Top NAACP officials convened here last week, in part to plot a course aimed at reassuring the organization's supporters. Those supporters--ranging from thousands of individual members who pay $15 annual dues to dozens of corporate and philanthropic foundations that contribute millions in grants--provide the bulk of the organization's estimated $15-million annual budget.

Interviews with some NAACP officials attending the board meeting found no sense of panic concerning the financial problems and a belief that these troubles will pass as have others in the past.

"We will do what is necessary to insure the NAACP's survival," said Larry Carter, a board member and vice president of Norwest Financial Inc. in Des Moines, Iowa. "This is not the first time we've been in financial difficulty, and I doubt it will be the last."

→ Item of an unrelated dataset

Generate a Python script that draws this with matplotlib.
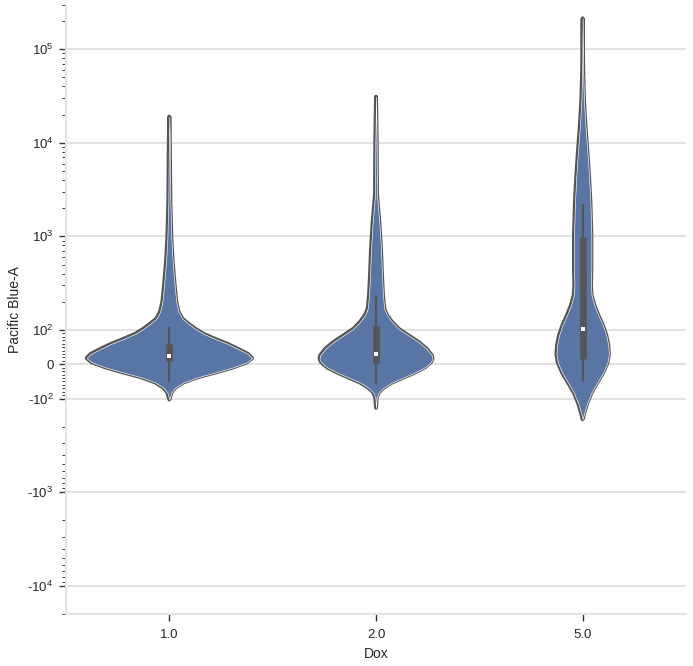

In August, the NAACP voted to dismiss Benjamin F. Chavis Jr. as its executive director after many of its directors learned through media accounts that he had approved spending up to $333,000 of the organization's money to settle a threatened sexual harassment and wrongful discharge suit.

Since then, Rowan, a longtime NAACP member, has rocked the organization in a series of columns that have included calls for Gibson's resignation. Rowan wrote that documents he obtained suggest Gibson had "double-dipped" since 1986 on his expense reports by requesting reimbursements of more than $500,000 in charges on his association-provided American Express card, including business-related airline travel, hotel expenses, car rentals and personal items.

So far, the NAACP has not announced any major reforms. Rather, the organization has announced new fund-raising programs with longstanding allies.

The board concluded business last weekend without passing judgment on Gibson, who had received an earlier vote of confidence from the board's executive committee, and voted to conduct the independent audit. Some NAACP leaders, including board members long opposed to Gibson's leadership, said that is not enough to restore confidence in the NAACP.